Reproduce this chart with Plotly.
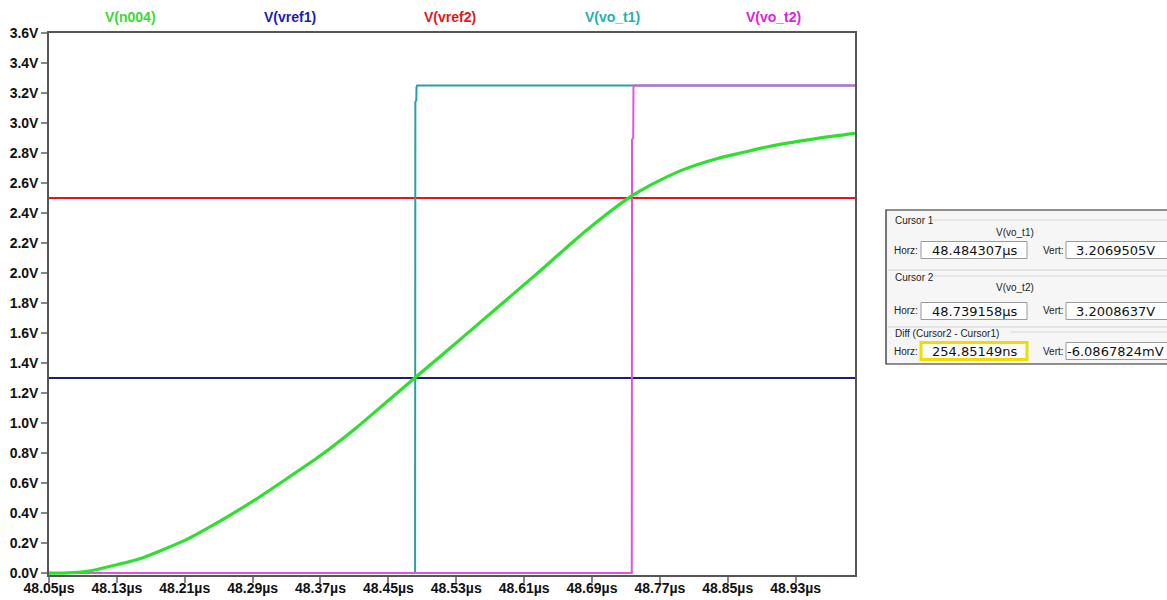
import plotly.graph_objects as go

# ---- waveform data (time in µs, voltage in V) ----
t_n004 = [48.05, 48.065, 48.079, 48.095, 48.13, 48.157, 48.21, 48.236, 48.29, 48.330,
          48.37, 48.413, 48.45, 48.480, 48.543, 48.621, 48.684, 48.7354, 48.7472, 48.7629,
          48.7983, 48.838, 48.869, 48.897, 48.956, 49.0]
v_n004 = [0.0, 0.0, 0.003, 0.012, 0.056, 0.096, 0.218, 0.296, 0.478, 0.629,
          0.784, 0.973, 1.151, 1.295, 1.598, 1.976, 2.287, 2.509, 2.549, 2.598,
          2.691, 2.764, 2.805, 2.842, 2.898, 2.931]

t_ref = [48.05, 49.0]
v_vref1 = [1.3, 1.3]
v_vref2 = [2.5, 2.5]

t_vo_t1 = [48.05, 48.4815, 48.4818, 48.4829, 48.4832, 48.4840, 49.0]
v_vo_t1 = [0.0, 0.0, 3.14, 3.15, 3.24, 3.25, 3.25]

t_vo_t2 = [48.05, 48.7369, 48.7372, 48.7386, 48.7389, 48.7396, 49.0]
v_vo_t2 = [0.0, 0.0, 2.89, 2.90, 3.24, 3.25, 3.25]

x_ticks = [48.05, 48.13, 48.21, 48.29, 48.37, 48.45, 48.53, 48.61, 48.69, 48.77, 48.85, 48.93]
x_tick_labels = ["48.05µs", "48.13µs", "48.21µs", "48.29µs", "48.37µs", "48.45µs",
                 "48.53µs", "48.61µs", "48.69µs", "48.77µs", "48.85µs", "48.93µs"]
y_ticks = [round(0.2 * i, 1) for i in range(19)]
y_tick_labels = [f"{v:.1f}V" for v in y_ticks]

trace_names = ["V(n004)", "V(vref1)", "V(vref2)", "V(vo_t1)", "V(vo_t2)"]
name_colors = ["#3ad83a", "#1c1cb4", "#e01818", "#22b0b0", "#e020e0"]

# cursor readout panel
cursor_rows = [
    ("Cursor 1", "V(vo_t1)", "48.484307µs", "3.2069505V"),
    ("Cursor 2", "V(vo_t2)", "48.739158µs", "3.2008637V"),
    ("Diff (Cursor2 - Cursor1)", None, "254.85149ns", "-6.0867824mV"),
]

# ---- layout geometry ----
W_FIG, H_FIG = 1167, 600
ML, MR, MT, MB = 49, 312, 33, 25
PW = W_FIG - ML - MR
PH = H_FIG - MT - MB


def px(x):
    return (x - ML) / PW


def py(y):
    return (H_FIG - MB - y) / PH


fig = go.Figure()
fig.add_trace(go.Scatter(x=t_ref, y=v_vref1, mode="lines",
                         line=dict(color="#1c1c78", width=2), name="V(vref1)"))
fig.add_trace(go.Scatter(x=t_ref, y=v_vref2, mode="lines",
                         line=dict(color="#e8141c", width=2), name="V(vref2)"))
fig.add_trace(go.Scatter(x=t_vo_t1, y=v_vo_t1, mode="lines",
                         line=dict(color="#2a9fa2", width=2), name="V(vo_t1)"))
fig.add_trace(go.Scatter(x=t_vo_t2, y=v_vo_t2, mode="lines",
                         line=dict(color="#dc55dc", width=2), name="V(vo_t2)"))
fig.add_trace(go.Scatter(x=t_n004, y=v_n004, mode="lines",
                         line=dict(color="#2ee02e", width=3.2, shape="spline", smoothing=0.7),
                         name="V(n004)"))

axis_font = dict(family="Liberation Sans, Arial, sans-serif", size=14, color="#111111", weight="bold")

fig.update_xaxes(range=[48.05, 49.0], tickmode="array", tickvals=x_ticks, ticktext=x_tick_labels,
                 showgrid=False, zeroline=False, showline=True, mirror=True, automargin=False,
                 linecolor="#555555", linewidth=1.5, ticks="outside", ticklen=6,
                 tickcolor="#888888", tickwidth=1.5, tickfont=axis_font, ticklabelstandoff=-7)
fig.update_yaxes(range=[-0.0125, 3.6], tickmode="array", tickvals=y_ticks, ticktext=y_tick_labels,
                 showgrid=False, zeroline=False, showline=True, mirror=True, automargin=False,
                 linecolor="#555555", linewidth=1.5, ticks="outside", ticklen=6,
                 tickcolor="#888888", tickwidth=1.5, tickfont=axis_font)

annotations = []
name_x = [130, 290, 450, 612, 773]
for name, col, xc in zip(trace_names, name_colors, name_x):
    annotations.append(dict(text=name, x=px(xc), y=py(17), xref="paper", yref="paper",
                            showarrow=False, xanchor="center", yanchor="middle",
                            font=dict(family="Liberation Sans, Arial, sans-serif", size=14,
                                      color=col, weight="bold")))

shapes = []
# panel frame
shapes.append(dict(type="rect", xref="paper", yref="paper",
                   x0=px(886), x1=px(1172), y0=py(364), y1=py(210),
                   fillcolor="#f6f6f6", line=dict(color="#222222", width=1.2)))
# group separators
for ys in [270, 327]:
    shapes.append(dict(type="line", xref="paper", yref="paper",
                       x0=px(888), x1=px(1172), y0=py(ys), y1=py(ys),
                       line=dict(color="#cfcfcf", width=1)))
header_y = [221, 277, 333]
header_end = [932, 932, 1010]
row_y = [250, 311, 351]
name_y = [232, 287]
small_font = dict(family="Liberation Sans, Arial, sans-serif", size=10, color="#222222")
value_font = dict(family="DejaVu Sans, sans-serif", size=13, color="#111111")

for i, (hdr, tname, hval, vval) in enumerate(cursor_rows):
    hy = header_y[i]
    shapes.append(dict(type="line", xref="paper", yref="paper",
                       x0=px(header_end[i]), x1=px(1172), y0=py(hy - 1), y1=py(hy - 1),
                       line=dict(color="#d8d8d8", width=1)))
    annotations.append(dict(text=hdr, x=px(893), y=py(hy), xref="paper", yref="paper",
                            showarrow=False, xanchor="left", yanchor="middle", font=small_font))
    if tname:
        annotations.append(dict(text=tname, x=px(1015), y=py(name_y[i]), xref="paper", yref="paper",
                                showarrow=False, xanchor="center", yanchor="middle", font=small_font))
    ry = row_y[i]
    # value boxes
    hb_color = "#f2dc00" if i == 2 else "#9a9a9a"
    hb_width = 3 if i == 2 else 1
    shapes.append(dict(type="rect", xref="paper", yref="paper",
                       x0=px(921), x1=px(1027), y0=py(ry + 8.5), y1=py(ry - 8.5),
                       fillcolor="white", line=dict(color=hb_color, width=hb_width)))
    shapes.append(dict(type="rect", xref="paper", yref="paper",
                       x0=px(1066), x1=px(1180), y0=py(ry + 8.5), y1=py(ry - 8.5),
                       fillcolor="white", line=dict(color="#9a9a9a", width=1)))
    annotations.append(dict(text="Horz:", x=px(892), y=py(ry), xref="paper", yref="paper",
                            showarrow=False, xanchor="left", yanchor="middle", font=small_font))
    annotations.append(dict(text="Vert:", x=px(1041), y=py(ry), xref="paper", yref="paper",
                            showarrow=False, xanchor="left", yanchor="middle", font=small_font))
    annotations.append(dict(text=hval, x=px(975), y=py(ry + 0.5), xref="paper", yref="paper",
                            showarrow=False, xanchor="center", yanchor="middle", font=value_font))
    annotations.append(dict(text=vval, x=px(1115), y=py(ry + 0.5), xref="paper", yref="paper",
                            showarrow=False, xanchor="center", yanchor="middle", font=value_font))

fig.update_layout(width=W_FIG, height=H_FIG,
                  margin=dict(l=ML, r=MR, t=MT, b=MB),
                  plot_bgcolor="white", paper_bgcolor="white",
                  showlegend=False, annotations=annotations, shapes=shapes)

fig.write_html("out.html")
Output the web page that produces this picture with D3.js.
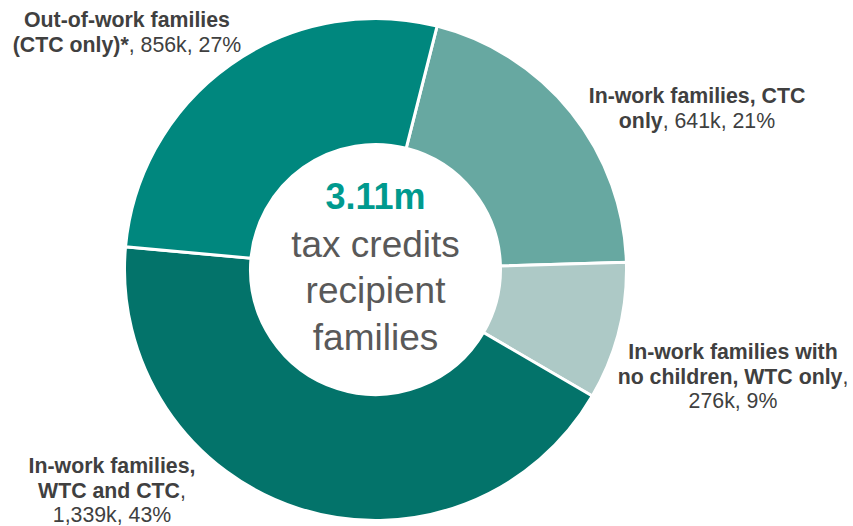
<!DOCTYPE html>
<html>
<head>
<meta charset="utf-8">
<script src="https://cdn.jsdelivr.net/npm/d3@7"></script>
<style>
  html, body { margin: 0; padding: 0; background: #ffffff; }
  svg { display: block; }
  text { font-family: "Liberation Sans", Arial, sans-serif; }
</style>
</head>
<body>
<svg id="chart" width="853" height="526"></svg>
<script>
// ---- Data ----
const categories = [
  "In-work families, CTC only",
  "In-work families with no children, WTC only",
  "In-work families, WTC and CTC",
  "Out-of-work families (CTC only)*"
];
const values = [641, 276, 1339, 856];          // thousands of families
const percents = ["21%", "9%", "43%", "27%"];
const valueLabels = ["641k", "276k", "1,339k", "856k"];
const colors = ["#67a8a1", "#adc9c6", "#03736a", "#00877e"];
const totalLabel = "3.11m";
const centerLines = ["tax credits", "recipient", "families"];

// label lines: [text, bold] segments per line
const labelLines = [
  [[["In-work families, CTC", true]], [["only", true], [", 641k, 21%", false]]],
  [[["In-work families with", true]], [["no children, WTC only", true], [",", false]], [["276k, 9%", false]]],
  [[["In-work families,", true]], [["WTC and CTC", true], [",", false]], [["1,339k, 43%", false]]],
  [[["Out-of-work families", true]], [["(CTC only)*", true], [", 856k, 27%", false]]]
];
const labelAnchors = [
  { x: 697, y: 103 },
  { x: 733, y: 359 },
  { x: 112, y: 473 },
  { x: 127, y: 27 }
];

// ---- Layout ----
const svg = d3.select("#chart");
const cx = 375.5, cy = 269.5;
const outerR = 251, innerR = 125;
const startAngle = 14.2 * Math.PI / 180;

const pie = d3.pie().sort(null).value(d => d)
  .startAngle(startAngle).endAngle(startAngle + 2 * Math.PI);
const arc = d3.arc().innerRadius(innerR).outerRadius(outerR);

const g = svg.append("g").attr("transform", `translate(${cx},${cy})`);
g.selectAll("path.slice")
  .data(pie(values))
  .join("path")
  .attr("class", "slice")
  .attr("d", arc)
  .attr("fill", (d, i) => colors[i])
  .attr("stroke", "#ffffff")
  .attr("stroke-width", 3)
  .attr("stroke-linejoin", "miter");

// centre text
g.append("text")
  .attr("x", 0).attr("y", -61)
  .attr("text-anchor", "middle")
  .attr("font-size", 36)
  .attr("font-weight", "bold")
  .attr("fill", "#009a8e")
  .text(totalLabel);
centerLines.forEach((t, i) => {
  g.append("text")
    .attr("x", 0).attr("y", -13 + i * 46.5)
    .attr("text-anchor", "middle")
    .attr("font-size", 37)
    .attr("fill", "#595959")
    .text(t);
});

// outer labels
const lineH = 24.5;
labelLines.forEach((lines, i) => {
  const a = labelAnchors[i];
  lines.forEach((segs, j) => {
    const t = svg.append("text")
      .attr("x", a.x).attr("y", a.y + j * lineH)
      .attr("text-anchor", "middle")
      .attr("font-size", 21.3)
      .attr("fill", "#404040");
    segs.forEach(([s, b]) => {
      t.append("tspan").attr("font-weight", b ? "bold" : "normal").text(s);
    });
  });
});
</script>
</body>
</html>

========

WHAT YOU HAVE TO DO:
Please restate the material above line by line, exactly, beginning at its first line and ending with the line that contains "return (H_FIG - MB - y) / PH", without any pictures.

RESULT:
Reproduce this chart with Plotly.
import plotly.graph_objects as go

# ---- waveform data (time in µs, voltage in V) ----
t_n004 = [48.05, 48.065, 48.079, 48.095, 48.13, 48.157, 48.21, 48.236, 48.29, 48.330,
          48.37, 48.413, 48.45, 48.480, 48.543, 48.621, 48.684, 48.7354, 48.7472, 48.7629,
          48.7983, 48.838, 48.869, 48.897, 48.956, 49.0]
v_n004 = [0.0, 0.0, 0.003, 0.012, 0.056, 0.096, 0.218, 0.296, 0.478, 0.629,
          0.784, 0.973, 1.151, 1.295, 1.598, 1.976, 2.287, 2.509, 2.549, 2.598,
          2.691, 2.764, 2.805, 2.842, 2.898, 2.931]

t_ref = [48.05, 49.0]
v_vref1 = [1.3, 1.3]
v_vref2 = [2.5, 2.5]

t_vo_t1 = [48.05, 48.4815, 48.4818, 48.4829, 48.4832, 48.4840, 49.0]
v_vo_t1 = [0.0, 0.0, 3.14, 3.15, 3.24, 3.25, 3.25]

t_vo_t2 = [48.05, 48.7369, 48.7372, 48.7386, 48.7389, 48.7396, 49.0]
v_vo_t2 = [0.0, 0.0, 2.89, 2.90, 3.24, 3.25, 3.25]

x_ticks = [48.05, 48.13, 48.21, 48.29, 48.37, 48.45, 48.53, 48.61, 48.69, 48.77, 48.85, 48.93]
x_tick_labels = ["48.05µs", "48.13µs", "48.21µs", "48.29µs", "48.37µs", "48.45µs",
                 "48.53µs", "48.61µs", "48.69µs", "48.77µs", "48.85µs", "48.93µs"]
y_ticks = [round(0.2 * i, 1) for i in range(19)]
y_tick_labels = [f"{v:.1f}V" for v in y_ticks]

trace_names = ["V(n004)", "V(vref1)", "V(vref2)", "V(vo_t1)", "V(vo_t2)"]
name_colors = ["#3ad83a", "#1c1cb4", "#e01818", "#22b0b0", "#e020e0"]

# cursor readout panel
cursor_rows = [
    ("Cursor 1", "V(vo_t1)", "48.484307µs", "3.2069505V"),
    ("Cursor 2", "V(vo_t2)", "48.739158µs", "3.2008637V"),
    ("Diff (Cursor2 - Cursor1)", None, "254.85149ns", "-6.0867824mV"),
]

# ---- layout geometry ----
W_FIG, H_FIG = 1167, 600
ML, MR, MT, MB = 49, 312, 33, 25
PW = W_FIG - ML - MR
PH = H_FIG - MT - MB


def px(x):
    return (x - ML) / PW


def py(y):
    return (H_FIG - MB - y) / PH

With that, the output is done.